Data block ::
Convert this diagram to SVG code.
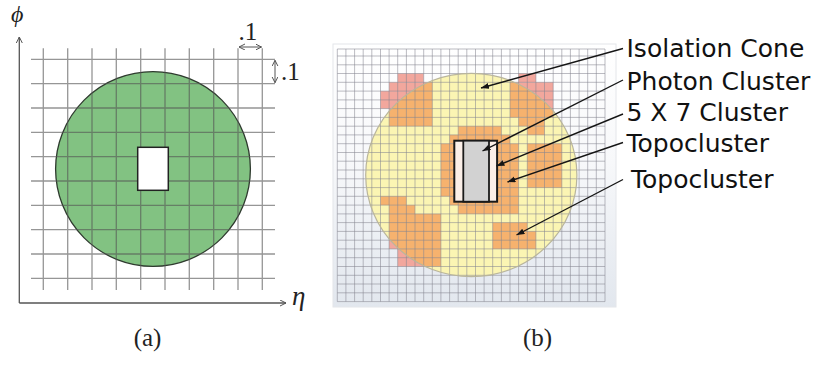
<svg xmlns="http://www.w3.org/2000/svg" width="813" height="367" viewBox="0 0 813 367">
<style>
.serif{font-family:"Liberation Serif","DejaVu Serif",serif;fill:#222}
.sans{font-family:"DejaVu Sans","Liberation Sans",sans-serif;font-size:25px;fill:#111}
.axis{stroke:#555;stroke-width:1.3;fill:none}
.lgrid{stroke:#555;stroke-opacity:0.62;stroke-width:1.3;fill:none}
.rgrid{stroke:#85858f;stroke-opacity:0.55;stroke-width:1;fill:none}
.pink{fill:#f2a79d}
.orange{fill:#f6b26e}
.lead{stroke:#151515;stroke-width:1.4;fill:none;marker-end:url(#head)}
</style>
<defs>
<marker id="open" markerWidth="8" markerHeight="8" refX="6" refY="3" orient="auto-start-reverse" markerUnits="userSpaceOnUse">
<path d="M0,0 L6,3 L0,6" fill="none" stroke="#555" stroke-width="1"/>
</marker>
<marker id="head" markerWidth="10" markerHeight="8" refX="8" refY="3" orient="auto" markerUnits="userSpaceOnUse">
<path d="M0,0 L8,3 L0,6 z" fill="#151515"/>
</marker>
<linearGradient id="bg" x1="0" y1="0" x2="0" y2="1">
<stop offset="0" stop-color="#ffffff"/>
<stop offset="0.45" stop-color="#f7f8fa"/>
<stop offset="1" stop-color="#e2e7ee"/>
</linearGradient>
<clipPath id="cone"><ellipse cx="471.3" cy="175" rx="105.6" ry="101.7"/></clipPath>
<g id="cells">
<rect x="397.7" y="73.5" width="25.9" height="8.8"/>
<rect x="389.1" y="82.3" width="43.2" height="8.8"/>
<rect x="380.5" y="91.1" width="51.8" height="17.5"/>
<rect x="389.1" y="108.6" width="43.2" height="17.6"/>
<rect x="518.6" y="73.5" width="17.3" height="8.8"/>
<rect x="510.0" y="82.3" width="43.2" height="35.1"/>
<rect x="518.6" y="117.4" width="25.9" height="8.8"/>
<rect x="527.3" y="126.2" width="17.2" height="8.7"/>
<rect x="527.3" y="143.7" width="34.5" height="43.9"/>
<rect x="458.2" y="126.2" width="43.2" height="8.7"/>
<rect x="449.6" y="134.9" width="60.4" height="8.8"/>
<rect x="440.9" y="143.7" width="77.7" height="52.6"/>
<rect x="449.6" y="196.3" width="69.0" height="8.8"/>
<rect x="458.2" y="205.1" width="60.4" height="8.8"/>
<rect x="492.7" y="222.6" width="34.6" height="8.8"/>
<rect x="492.7" y="231.4" width="43.2" height="17.5"/>
<rect x="380.5" y="196.3" width="25.9" height="8.8"/>
<rect x="389.1" y="205.1" width="25.9" height="8.8"/>
<rect x="389.1" y="213.9" width="51.8" height="35.0"/>
<rect x="397.7" y="248.9" width="43.2" height="17.6"/>
</g>
</defs>

<g id="panel-a">
<g id="grid-a">
<circle id="cone-a" cx="153" cy="169" r="97.4" fill="#82c282" stroke="#2e3a2e" stroke-width="1.3"/>
<path class="lgrid" d="M43.3 48.3V290M67.7 48.3V290M92 48.3V290M116.3 48.3V290M140.7 48.3V290M165 48.3V290M189.3 48.3V290M213.7 48.3V290M238 48.3V290M262.3 48.3V290M31 59.3H275M31 83.7H275M31 108H275M31 132.3H275M31 156.7H275M31 181H275M31 205.3H275M31 229.7H275M31 254H275M31 278.3H275"/>
<rect id="hole" x="137.7" y="147.3" width="30.6" height="43" fill="#fff" stroke="#222" stroke-width="1.5"/>
</g>
<g id="axes-a">
<path class="axis" d="M19.3 303V37" marker-end="url(#open)"/>
<path class="axis" d="M19.3 303H286" marker-end="url(#open)"/>
<text class="serif" x="11" y="22" font-size="24" font-style="italic">ϕ</text>
<text class="serif" x="292" y="305" font-size="27" font-style="italic">η</text>
</g>
<g id="scale-a">
<path d="M239 47H261.5" stroke="#555" stroke-width="1" fill="none" marker-start="url(#open)" marker-end="url(#open)"/>
<path d="M275 60.3V82.7" stroke="#555" stroke-width="1" fill="none" marker-start="url(#open)" marker-end="url(#open)"/>
<text class="serif" x="238.5" y="39.5" font-size="25">.1</text>
<text class="serif" x="281" y="80" font-size="25">.1</text>
</g>
<text id="cap-a" class="serif" x="147.5" y="346" font-size="25" text-anchor="middle">(a)</text>
</g>

<g id="panel-b">
<rect id="backdrop" x="333" y="44" width="283" height="263" fill="url(#bg)" stroke="#e4e6ea" stroke-width="1"/>
<use href="#cells" class="pink"/>
<ellipse id="cone-b" cx="471.3" cy="175" rx="105.6" ry="101.7" fill="#fbf5b3"/>
<g clip-path="url(#cone)"><use href="#cells" class="orange"/></g>
<path class="rgrid" d="M337.3 49V301.6M345.9 49V301.6M354.6 49V301.6M363.2 49V301.6M371.8 49V301.6M380.5 49V301.6M389.1 49V301.6M397.7 49V301.6M406.4 49V301.6M415 49V301.6M423.7 49V301.6M432.3 49V301.6M440.9 49V301.6M449.6 49V301.6M458.2 49V301.6M466.8 49V301.6M475.5 49V301.6M484.1 49V301.6M492.7 49V301.6M501.4 49V301.6M510 49V301.6M518.6 49V301.6M527.3 49V301.6M535.9 49V301.6M544.5 49V301.6M553.2 49V301.6M561.8 49V301.6M570.4 49V301.6M579.1 49V301.6M587.7 49V301.6M596.3 49V301.6M605 49V301.6M337.3 49H605M337.3 56H605M337.3 64.8H605M337.3 73.5H605M337.3 82.3H605M337.3 91.1H605M337.3 99.9H605M337.3 108.6H605M337.3 117.4H605M337.3 126.2H605M337.3 134.9H605M337.3 143.7H605M337.3 152.5H605M337.3 161.2H605M337.3 170H605M337.3 178.8H605M337.3 187.6H605M337.3 196.3H605M337.3 205.1H605M337.3 213.9H605M337.3 222.6H605M337.3 231.4H605M337.3 240.2H605M337.3 248.9H605M337.3 257.7H605M337.3 266.5H605M337.3 275.3H605M337.3 284H605M337.3 292.8H605M337.3 301.6H605"/>
<ellipse cx="471.3" cy="175" rx="105.6" ry="101.7" fill="none" stroke="#b9b59c" stroke-width="1.2"/>
<g id="cluster-5x7">
<rect x="454.3" y="140.7" width="42.8" height="61" fill="#fbefe8" stroke="#1a1a1a" stroke-width="2"/>
<rect x="463.3" y="140.7" width="25.7" height="61" fill="#d2d2d2" stroke="#1a1a1a" stroke-width="1.8"/>
</g>
<text id="cap-b" class="serif" x="537.5" y="346" font-size="25" text-anchor="middle">(b)</text>
</g>

<g id="connectors">
<path class="lead" d="M623 48.5L481 88"/>
<path class="lead" d="M623 80L482.5 151"/>
<path class="lead" d="M623 114L496.5 166"/>
<path class="lead" d="M623 142.5L507.5 182"/>
<path class="lead" d="M623 179.5L516.5 235"/>
</g>

<g id="label-isolation"><text class="sans" x="626.5" y="56.5">Isolation Cone</text></g>
<g id="label-photon"><text class="sans" x="626.5" y="90">Photon Cluster</text></g>
<g id="label-5x7"><text class="sans" x="626.5" y="121">5 X 7 Cluster</text></g>
<g id="label-topo1"><text class="sans" x="626.5" y="152">Topocluster</text></g>
<g id="label-topo2"><text class="sans" x="631" y="188">Topocluster</text></g>
</svg>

Aim of the exercise :: Transcribe the listing above verbatim. Omit the pictures.

Solution ::
Convert this diagram to SVG code.
<svg xmlns="http://www.w3.org/2000/svg" width="813" height="367" viewBox="0 0 813 367">
<style>
.serif{font-family:"Liberation Serif","DejaVu Serif",serif;fill:#222}
.sans{font-family:"DejaVu Sans","Liberation Sans",sans-serif;font-size:25px;fill:#111}
.axis{stroke:#555;stroke-width:1.3;fill:none}
.lgrid{stroke:#555;stroke-opacity:0.62;stroke-width:1.3;fill:none}
.rgrid{stroke:#85858f;stroke-opacity:0.55;stroke-width:1;fill:none}
.pink{fill:#f2a79d}
.orange{fill:#f6b26e}
.lead{stroke:#151515;stroke-width:1.4;fill:none;marker-end:url(#head)}
</style>
<defs>
<marker id="open" markerWidth="8" markerHeight="8" refX="6" refY="3" orient="auto-start-reverse" markerUnits="userSpaceOnUse">
<path d="M0,0 L6,3 L0,6" fill="none" stroke="#555" stroke-width="1"/>
</marker>
<marker id="head" markerWidth="10" markerHeight="8" refX="8" refY="3" orient="auto" markerUnits="userSpaceOnUse">
<path d="M0,0 L8,3 L0,6 z" fill="#151515"/>
</marker>
<linearGradient id="bg" x1="0" y1="0" x2="0" y2="1">
<stop offset="0" stop-color="#ffffff"/>
<stop offset="0.45" stop-color="#f7f8fa"/>
<stop offset="1" stop-color="#e2e7ee"/>
</linearGradient>
<clipPath id="cone"><ellipse cx="471.3" cy="175" rx="105.6" ry="101.7"/></clipPath>
<g id="cells">
<rect x="397.7" y="73.5" width="25.9" height="8.8"/>
<rect x="389.1" y="82.3" width="43.2" height="8.8"/>
<rect x="380.5" y="91.1" width="51.8" height="17.5"/>
<rect x="389.1" y="108.6" width="43.2" height="17.6"/>
<rect x="518.6" y="73.5" width="17.3" height="8.8"/>
<rect x="510.0" y="82.3" width="43.2" height="35.1"/>
<rect x="518.6" y="117.4" width="25.9" height="8.8"/>
<rect x="527.3" y="126.2" width="17.2" height="8.7"/>
<rect x="527.3" y="143.7" width="34.5" height="43.9"/>
<rect x="458.2" y="126.2" width="43.2" height="8.7"/>
<rect x="449.6" y="134.9" width="60.4" height="8.8"/>
<rect x="440.9" y="143.7" width="77.7" height="52.6"/>
<rect x="449.6" y="196.3" width="69.0" height="8.8"/>
<rect x="458.2" y="205.1" width="60.4" height="8.8"/>
<rect x="492.7" y="222.6" width="34.6" height="8.8"/>
<rect x="492.7" y="231.4" width="43.2" height="17.5"/>
<rect x="380.5" y="196.3" width="25.9" height="8.8"/>
<rect x="389.1" y="205.1" width="25.9" height="8.8"/>
<rect x="389.1" y="213.9" width="51.8" height="35.0"/>
<rect x="397.7" y="248.9" width="43.2" height="17.6"/>
</g>
</defs>

<g id="panel-a">
<g id="grid-a">
<circle id="cone-a" cx="153" cy="169" r="97.4" fill="#82c282" stroke="#2e3a2e" stroke-width="1.3"/>
<path class="lgrid" d="M43.3 48.3V290M67.7 48.3V290M92 48.3V290M116.3 48.3V290M140.7 48.3V290M165 48.3V290M189.3 48.3V290M213.7 48.3V290M238 48.3V290M262.3 48.3V290M31 59.3H275M31 83.7H275M31 108H275M31 132.3H275M31 156.7H275M31 181H275M31 205.3H275M31 229.7H275M31 254H275M31 278.3H275"/>
<rect id="hole" x="137.7" y="147.3" width="30.6" height="43" fill="#fff" stroke="#222" stroke-width="1.5"/>
</g>
<g id="axes-a">
<path class="axis" d="M19.3 303V37" marker-end="url(#open)"/>
<path class="axis" d="M19.3 303H286" marker-end="url(#open)"/>
<text class="serif" x="11" y="22" font-size="24" font-style="italic">ϕ</text>
<text class="serif" x="292" y="305" font-size="27" font-style="italic">η</text>
</g>
<g id="scale-a">
<path d="M239 47H261.5" stroke="#555" stroke-width="1" fill="none" marker-start="url(#open)" marker-end="url(#open)"/>
<path d="M275 60.3V82.7" stroke="#555" stroke-width="1" fill="none" marker-start="url(#open)" marker-end="url(#open)"/>
<text class="serif" x="238.5" y="39.5" font-size="25">.1</text>
<text class="serif" x="281" y="80" font-size="25">.1</text>
</g>
<text id="cap-a" class="serif" x="147.5" y="346" font-size="25" text-anchor="middle">(a)</text>
</g>

<g id="panel-b">
<rect id="backdrop" x="333" y="44" width="283" height="263" fill="url(#bg)" stroke="#e4e6ea" stroke-width="1"/>
<use href="#cells" class="pink"/>
<ellipse id="cone-b" cx="471.3" cy="175" rx="105.6" ry="101.7" fill="#fbf5b3"/>
<g clip-path="url(#cone)"><use href="#cells" class="orange"/></g>
<path class="rgrid" d="M337.3 49V301.6M345.9 49V301.6M354.6 49V301.6M363.2 49V301.6M371.8 49V301.6M380.5 49V301.6M389.1 49V301.6M397.7 49V301.6M406.4 49V301.6M415 49V301.6M423.7 49V301.6M432.3 49V301.6M440.9 49V301.6M449.6 49V301.6M458.2 49V301.6M466.8 49V301.6M475.5 49V301.6M484.1 49V301.6M492.7 49V301.6M501.4 49V301.6M510 49V301.6M518.6 49V301.6M527.3 49V301.6M535.9 49V301.6M544.5 49V301.6M553.2 49V301.6M561.8 49V301.6M570.4 49V301.6M579.1 49V301.6M587.7 49V301.6M596.3 49V301.6M605 49V301.6M337.3 49H605M337.3 56H605M337.3 64.8H605M337.3 73.5H605M337.3 82.3H605M337.3 91.1H605M337.3 99.9H605M337.3 108.6H605M337.3 117.4H605M337.3 126.2H605M337.3 134.9H605M337.3 143.7H605M337.3 152.5H605M337.3 161.2H605M337.3 170H605M337.3 178.8H605M337.3 187.6H605M337.3 196.3H605M337.3 205.1H605M337.3 213.9H605M337.3 222.6H605M337.3 231.4H605M337.3 240.2H605M337.3 248.9H605M337.3 257.7H605M337.3 266.5H605M337.3 275.3H605M337.3 284H605M337.3 292.8H605M337.3 301.6H605"/>
<ellipse cx="471.3" cy="175" rx="105.6" ry="101.7" fill="none" stroke="#b9b59c" stroke-width="1.2"/>
<g id="cluster-5x7">
<rect x="454.3" y="140.7" width="42.8" height="61" fill="#fbefe8" stroke="#1a1a1a" stroke-width="2"/>
<rect x="463.3" y="140.7" width="25.7" height="61" fill="#d2d2d2" stroke="#1a1a1a" stroke-width="1.8"/>
</g>
<text id="cap-b" class="serif" x="537.5" y="346" font-size="25" text-anchor="middle">(b)</text>
</g>

<g id="connectors">
<path class="lead" d="M623 48.5L481 88"/>
<path class="lead" d="M623 80L482.5 151"/>
<path class="lead" d="M623 114L496.5 166"/>
<path class="lead" d="M623 142.5L507.5 182"/>
<path class="lead" d="M623 179.5L516.5 235"/>
</g>

<g id="label-isolation"><text class="sans" x="626.5" y="56.5">Isolation Cone</text></g>
<g id="label-photon"><text class="sans" x="626.5" y="90">Photon Cluster</text></g>
<g id="label-5x7"><text class="sans" x="626.5" y="121">5 X 7 Cluster</text></g>
<g id="label-topo1"><text class="sans" x="626.5" y="152">Topocluster</text></g>
<g id="label-topo2"><text class="sans" x="631" y="188">Topocluster</text></g>
</svg>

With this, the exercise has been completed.